● **TASK INSTRUCTIONS**:
Locate and copy each line in the data that contains the word "source".

Plotting code records:
╭──
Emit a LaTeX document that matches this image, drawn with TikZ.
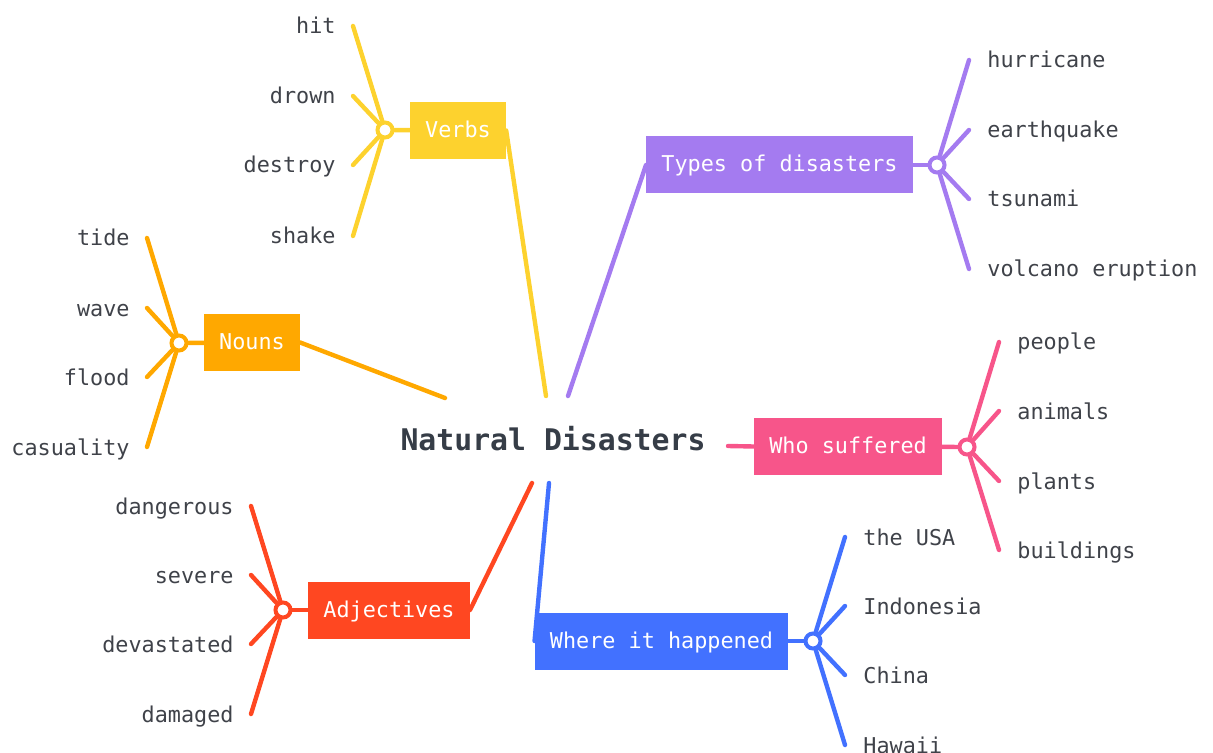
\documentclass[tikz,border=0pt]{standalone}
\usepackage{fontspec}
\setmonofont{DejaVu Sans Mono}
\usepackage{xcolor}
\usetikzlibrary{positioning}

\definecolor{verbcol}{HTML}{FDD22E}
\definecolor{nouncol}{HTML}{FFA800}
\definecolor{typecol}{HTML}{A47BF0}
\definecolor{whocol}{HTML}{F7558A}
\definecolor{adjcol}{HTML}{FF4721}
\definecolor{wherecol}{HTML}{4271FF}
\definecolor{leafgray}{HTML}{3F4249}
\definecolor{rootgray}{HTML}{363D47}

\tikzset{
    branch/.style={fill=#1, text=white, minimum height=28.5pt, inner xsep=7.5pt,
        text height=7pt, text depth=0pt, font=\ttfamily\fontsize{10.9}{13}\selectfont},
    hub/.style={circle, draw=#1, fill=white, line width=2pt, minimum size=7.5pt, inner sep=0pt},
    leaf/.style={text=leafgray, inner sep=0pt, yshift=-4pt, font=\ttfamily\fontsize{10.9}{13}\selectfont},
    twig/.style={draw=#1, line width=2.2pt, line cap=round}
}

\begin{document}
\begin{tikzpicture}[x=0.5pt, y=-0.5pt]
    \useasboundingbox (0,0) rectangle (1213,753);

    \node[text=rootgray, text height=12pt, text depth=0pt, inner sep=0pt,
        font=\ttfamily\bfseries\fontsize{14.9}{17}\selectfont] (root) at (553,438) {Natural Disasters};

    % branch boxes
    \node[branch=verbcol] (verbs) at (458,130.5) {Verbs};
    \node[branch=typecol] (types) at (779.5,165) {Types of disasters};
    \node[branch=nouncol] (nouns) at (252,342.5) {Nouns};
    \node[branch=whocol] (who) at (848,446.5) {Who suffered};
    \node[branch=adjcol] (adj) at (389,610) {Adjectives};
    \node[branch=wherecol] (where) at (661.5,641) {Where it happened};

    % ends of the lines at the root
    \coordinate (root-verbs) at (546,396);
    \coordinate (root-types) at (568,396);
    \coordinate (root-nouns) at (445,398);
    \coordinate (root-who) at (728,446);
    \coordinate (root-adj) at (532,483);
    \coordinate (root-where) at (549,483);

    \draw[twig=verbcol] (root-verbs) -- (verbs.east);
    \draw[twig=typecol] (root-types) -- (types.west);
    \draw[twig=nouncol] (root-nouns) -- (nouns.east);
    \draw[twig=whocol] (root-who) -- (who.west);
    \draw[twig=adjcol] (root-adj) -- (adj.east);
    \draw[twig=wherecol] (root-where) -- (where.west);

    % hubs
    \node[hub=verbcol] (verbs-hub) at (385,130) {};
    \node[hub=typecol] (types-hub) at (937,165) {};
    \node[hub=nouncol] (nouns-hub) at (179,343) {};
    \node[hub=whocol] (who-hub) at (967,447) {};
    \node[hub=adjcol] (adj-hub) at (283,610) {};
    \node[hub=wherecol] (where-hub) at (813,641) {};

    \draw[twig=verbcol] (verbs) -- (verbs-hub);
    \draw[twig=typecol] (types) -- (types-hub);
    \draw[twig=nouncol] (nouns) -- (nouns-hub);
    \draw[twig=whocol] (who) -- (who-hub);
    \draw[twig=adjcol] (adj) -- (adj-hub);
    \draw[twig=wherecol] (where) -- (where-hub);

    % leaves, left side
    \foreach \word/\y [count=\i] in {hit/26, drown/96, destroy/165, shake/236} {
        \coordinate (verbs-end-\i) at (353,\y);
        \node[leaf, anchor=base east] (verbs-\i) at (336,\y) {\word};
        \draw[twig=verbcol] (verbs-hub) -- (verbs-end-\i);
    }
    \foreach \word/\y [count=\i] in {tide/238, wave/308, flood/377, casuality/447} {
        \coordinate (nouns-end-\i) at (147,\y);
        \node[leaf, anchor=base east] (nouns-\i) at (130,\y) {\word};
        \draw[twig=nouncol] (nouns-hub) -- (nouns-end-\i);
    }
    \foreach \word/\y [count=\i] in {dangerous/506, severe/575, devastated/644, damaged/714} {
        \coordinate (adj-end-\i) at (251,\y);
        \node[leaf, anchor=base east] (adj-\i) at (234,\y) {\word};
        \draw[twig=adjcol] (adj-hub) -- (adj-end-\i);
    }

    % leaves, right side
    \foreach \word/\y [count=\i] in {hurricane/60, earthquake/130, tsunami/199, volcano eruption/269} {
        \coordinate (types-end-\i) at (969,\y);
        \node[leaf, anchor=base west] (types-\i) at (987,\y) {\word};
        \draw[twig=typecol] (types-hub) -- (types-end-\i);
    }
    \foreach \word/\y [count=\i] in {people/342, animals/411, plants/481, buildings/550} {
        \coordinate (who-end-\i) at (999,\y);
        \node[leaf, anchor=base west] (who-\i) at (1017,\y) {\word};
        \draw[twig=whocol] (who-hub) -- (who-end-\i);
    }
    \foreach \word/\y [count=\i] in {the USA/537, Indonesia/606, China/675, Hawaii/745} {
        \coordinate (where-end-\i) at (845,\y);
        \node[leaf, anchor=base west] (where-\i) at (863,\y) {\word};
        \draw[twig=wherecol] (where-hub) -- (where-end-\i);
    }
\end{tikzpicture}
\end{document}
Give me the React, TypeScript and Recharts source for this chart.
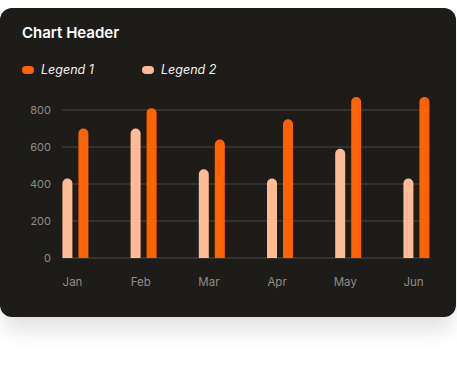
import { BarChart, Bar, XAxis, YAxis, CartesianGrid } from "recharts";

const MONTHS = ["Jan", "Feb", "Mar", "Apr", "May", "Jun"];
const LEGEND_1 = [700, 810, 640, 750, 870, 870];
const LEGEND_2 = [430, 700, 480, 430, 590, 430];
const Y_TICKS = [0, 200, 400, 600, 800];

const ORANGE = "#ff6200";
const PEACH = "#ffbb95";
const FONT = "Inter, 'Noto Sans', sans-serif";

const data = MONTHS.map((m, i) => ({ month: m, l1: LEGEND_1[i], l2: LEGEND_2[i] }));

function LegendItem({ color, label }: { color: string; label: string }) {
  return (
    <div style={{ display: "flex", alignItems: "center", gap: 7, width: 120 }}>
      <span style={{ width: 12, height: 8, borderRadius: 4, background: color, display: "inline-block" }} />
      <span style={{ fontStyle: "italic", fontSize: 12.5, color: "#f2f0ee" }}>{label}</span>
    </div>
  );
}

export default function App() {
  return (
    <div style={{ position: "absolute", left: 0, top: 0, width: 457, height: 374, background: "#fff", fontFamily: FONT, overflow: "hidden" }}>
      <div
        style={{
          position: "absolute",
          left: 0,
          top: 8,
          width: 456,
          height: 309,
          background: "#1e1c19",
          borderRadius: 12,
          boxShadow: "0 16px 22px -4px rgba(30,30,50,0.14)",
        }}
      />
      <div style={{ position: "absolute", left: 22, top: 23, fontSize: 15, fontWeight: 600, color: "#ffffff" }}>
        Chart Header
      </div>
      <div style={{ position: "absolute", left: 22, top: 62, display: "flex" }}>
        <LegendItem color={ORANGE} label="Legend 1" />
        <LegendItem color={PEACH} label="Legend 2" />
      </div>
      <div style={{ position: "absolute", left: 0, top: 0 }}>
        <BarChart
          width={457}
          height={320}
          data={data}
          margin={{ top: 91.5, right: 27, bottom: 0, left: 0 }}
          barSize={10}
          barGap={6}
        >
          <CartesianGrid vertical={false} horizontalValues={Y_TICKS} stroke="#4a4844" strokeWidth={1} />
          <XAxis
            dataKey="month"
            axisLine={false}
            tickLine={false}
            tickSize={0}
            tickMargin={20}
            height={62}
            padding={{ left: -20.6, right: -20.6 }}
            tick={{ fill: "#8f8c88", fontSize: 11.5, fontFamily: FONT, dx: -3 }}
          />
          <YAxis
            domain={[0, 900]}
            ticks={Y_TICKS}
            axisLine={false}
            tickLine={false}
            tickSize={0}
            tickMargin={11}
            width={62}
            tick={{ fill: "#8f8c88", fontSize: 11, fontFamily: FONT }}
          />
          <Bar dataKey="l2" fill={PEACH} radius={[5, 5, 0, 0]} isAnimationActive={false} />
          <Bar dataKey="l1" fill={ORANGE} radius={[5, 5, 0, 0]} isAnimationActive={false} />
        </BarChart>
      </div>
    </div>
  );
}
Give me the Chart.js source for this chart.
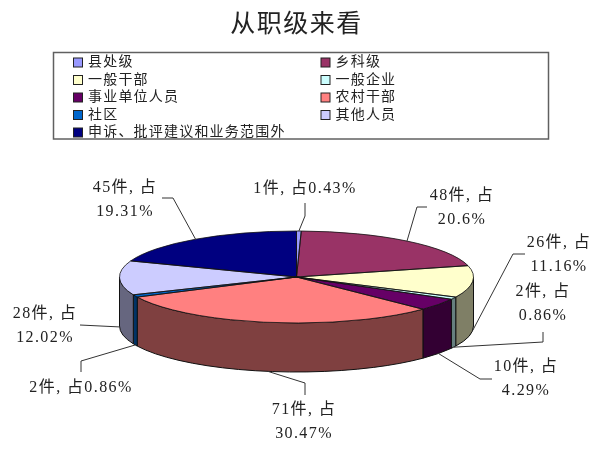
╰──
● **EXERCISE ANSWER**:
Give me the React, TypeScript and Recharts source for this chart.
Give me the Chart.js source for this chart.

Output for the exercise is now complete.